Oil and Vinegar

America's salad days give way to crises.


Six months into the war, Americans are confronting shortages and experts are warning of more to come. Last month, the price of a staple that pervades the American economy, playing a role in every major event from breakfast through dinner, tripled. As is often the tragic case, children–America's future–were among the hardest hit.

"I've always paid a dollar [for my ham sandwich] and it comes with lettuce and tomato," Luis Ortiz, a junior at Hollywood High School, told the Los Angeles Times, which sent reporters to schools in late March to document the human impact of the country's lettuce shortage. "And in the past few days they've started changing things….I think they are taking advantage of us."

Thankfully, that crisis was short, passing as the growing season moved north from the Arizona desert to California's central valley. Heads of Iceberg and Romaine are again appearing on the shelves of supermarkets, and those $1 surcharges on restaurant salads will soon be a thing of the past. Yet even as the lettuce crisis subsides, the price of another staple appears to be inexorably rising. The price of gas is increasing again, jumping $.07 in the last three weeks.

Oil crises, like winter in Buffalo, arrive with some regularity, sometimes crushing consumers with price increases and sometimes pummeling producers with the opposite. Like a good Looney Tunes production, they offer something for everyone. Local news teams can fill up the van and pick up a story at the same time. The Department of Energy can connect with the public through its gasoline price hotline. Legislators at all levels can demand investigations. Paul Krugman can bash SUVs in his New York Times column. And sometimes, as a bonus, the scare comes with an evil foreign dictator threatening the U.S. way of life.

That, of course, is the case this time, with Iraqi strongman Saddam Hussein announcing that he will show solidarity with the Palestinians and punish the U.S. by withholding 1.5 million barrels of oil a day for 30 days. (After that, his store of dehydrated humus runs out, so he'll resume his exchange of oil for calories.) As with the lettuce scoop, intrepid reporters are chronicling the suffering.

"I can hardly pay for the price of gas as it is," Crystal Siembida of Columbiano, Ohio, told USA Today.

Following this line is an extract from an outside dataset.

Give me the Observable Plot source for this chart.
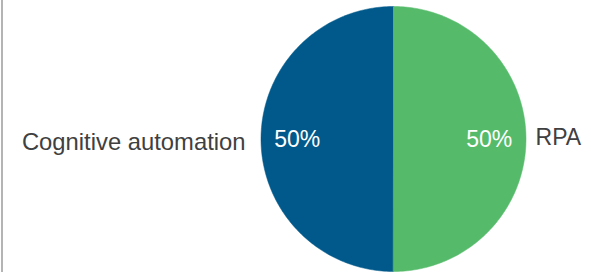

If it gets any higher, she's threatening to get on a bike or carpool.

Others have already been driven to pool resources and crack down on free riders. "We figure out the portions we all owe for gas before we get out of the car," L.A.'s Jeep Cherokee-driving Bonnie Sporn says of the Sunday drives she takes with friends.

Siembida and Sporn can take some comfort from the facts that gas prices are lower today than a year ago and that we are unlikely to suffer from an oil embargo. Saddam does not control the world oil market. He contributes a mere 4 percent of daily output, and because the oil market is global, selling to anyone is the same as selling to Israel and its allies.

Sure, the Middle East, the source of nearly one third of the world's oil, is a distressingly dysfunctional place, where your best friends can also turn out to be the sources of your largest problems. But as Adam Smith famously noted, it's not from the benevolence of the oil sheik that the world gets its petroleum, but from his self-interest. The portion of the world that enjoys such things as easy transportation, air conditioning, and Hollywood movies may be addicted to oil. But the oil exporting countries of the Middle East are even more dependent on oil revenues–their main source of income to buy such things as food, clothing, housing, and domestic tranquility.

For Saudi Arabia, Iran, Iraq, or Kuwait to give up pumping oil would be the equivalent of Microsoft boycotting the software business. So we can relax, even as we enjoy the latest round of oil-based news stories. It's not like people are willing to blow themselves up simply to spite their enemies. That just doesn't make sense.